Simple Tactics to Help Reduce Your Restaurant Labor Costs
Minimum wage rate hikes and overtime pay laws are putting a strain on many managers and owners to cut back on total labor spending. Prioritizing your scheduling can help lower these expenditures. Learn how to manage labor costs in a restaurant with the following tips.
1. Learn Your Employees Preferred Shifts
If you ask about preferred shifts and schedule your staff accordingly, you’ll be able to reduce:
- Call-outs
- Overtime
- Incompatible schedules
Knowing which schedules work best for your employees, you’ll reduce a lot of additional spending, such as overtime for a cook who has to cover the worker’s shift when they can’t make it to you.
2. Analyze Your Operation Trends
Track your day-to-day operations, and over time, you’ll be able to cut down staff that may not be necessary on certain days or shifts. When managers watch service trends, they’ll be able to make schedules a week or two in advance to help make the entire restaurant more efficient.
Scheduling should also be done based on sales forecasts. For example, let’s assume that you need to have 15 employees working on a Friday night during your busy season. Knowing your service trends, you determine that sales fall by 30% after August 30 when your busy season comes to an end. If you still have 15 employees on the floor, you’re going to increase your labor costs for no reason.
You need to use previous data to be able to predict sales accurately. When you’re able to predict sales, you’ll be able to schedule the right number of employees — whether it’s more or less.
3. Don’t Be Afraid to Invest in Scheduling Tools
When you invest in scheduling tools, you’re able to help automate shift management and provide managers with the tools they need to work faster. Management costs will fall, double scheduling will not occur and employees will be kept happier because of accurate scheduling with no conflicts.
4. Incorporate Employee Collaboration Tools
Managing schedules is a lot easier and less timely when there are collaboration tools in place.

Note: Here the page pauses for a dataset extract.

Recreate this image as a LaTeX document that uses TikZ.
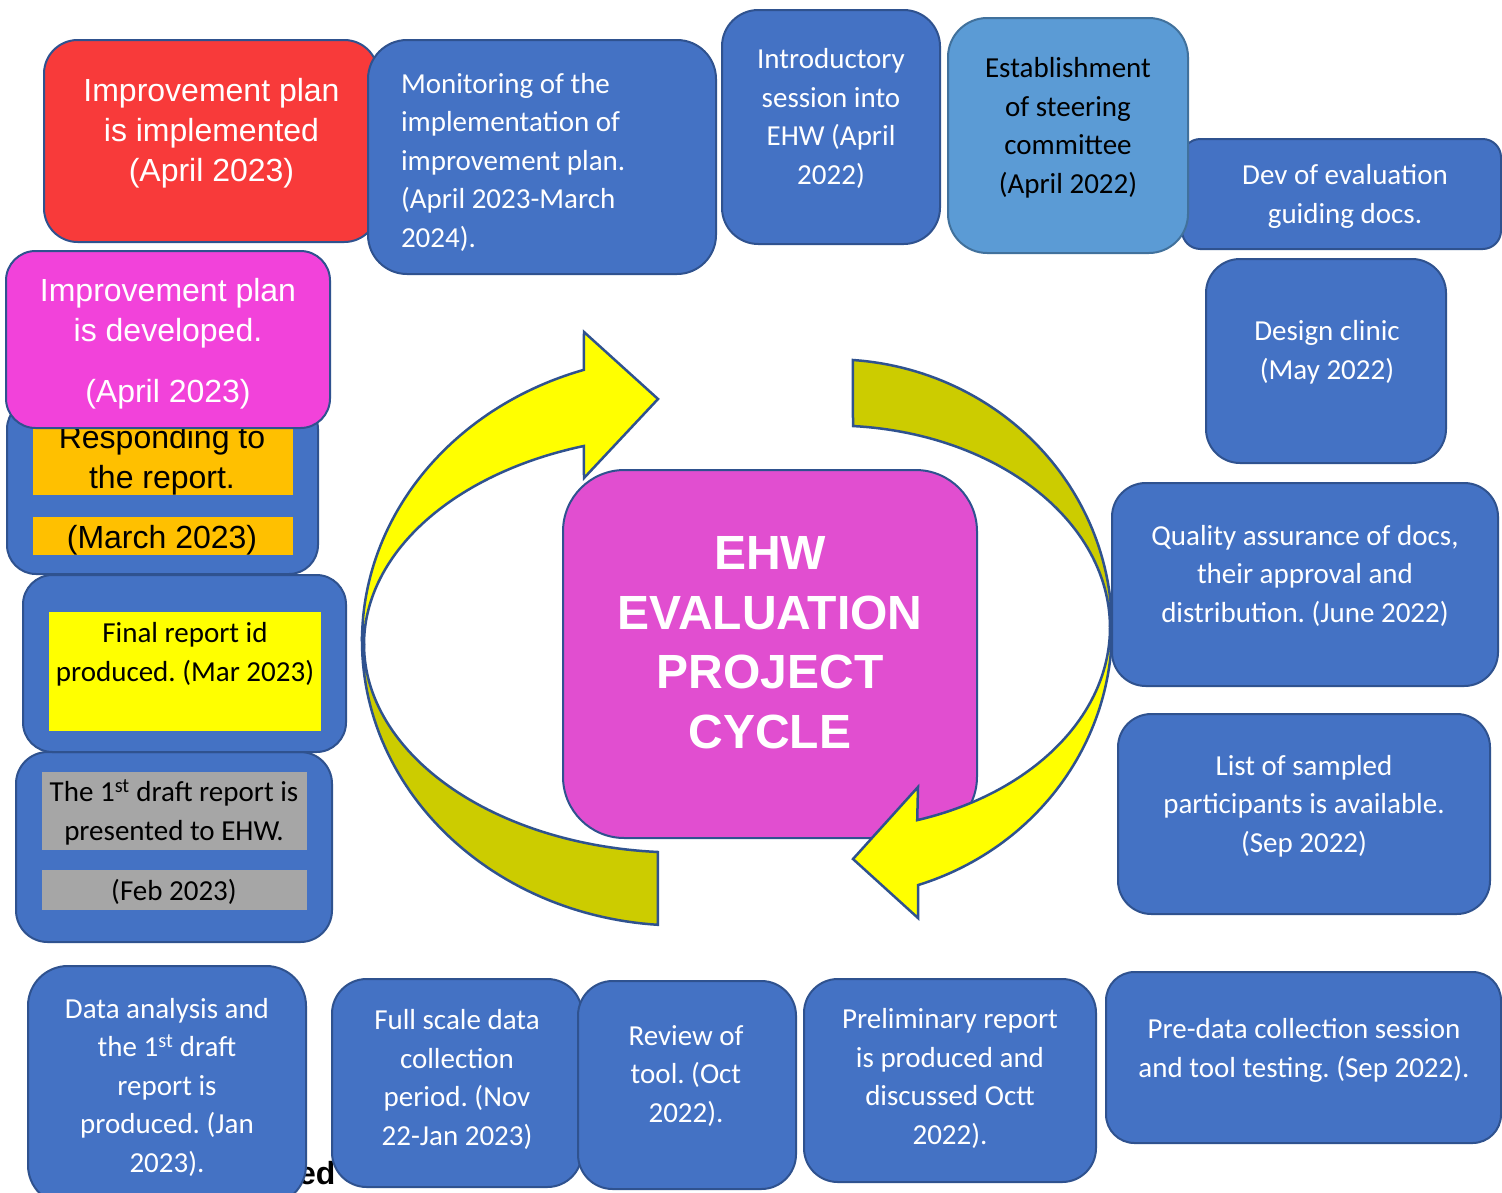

Consider using the following collaboration methods:
- Employee-only Facebook groups
- Email distribution lists
- In-house software
If the person who normally does scheduling is overwhelmed, it may be time to have a new set of eyes look over the process. Perhaps you can hire someone to analyze the scheduling so that you can lower management costs, labor costs and run a better service.
5. Schedule Fewer Employees
Having more employees doesn’t mean that the customer experience or service will be better. The goal is to ensure that scheduling allows for orders to flow, but you don’t want:
- Employees working at half speed
- Employees sitting around bored
- Employees with nothing to do
A lot of owners will schedule to the point where they think that they’ll need just one additional person on the floor. The lack of the extra person keeps staff moving, reduces wasted time and sitting around, and pushes employees with a “sense of urgency.”
6. Remove or Retrain Underperforming Staff Members
If you can crunch the numbers, you’ll be able to determine which staff members are most efficient. Perhaps every server on the floor is able to handle 25 tables a night, but there’s one employee who can only handle 12. You need to retrain this employee so that they can be more efficient in their position.
With that said, if an employee routinely underperforms, it may be time to terminate them and hire someone who is not cutting into labor costs unnecessarily.
Working together with employees and management will be able to provide insights into what works best for your restaurant. You may find that small changes can lead to a big difference in the efficiency of your workforce. A more efficient, lean workforce is one that meets the demands of customers while also lowering overall restaurant costs in the process.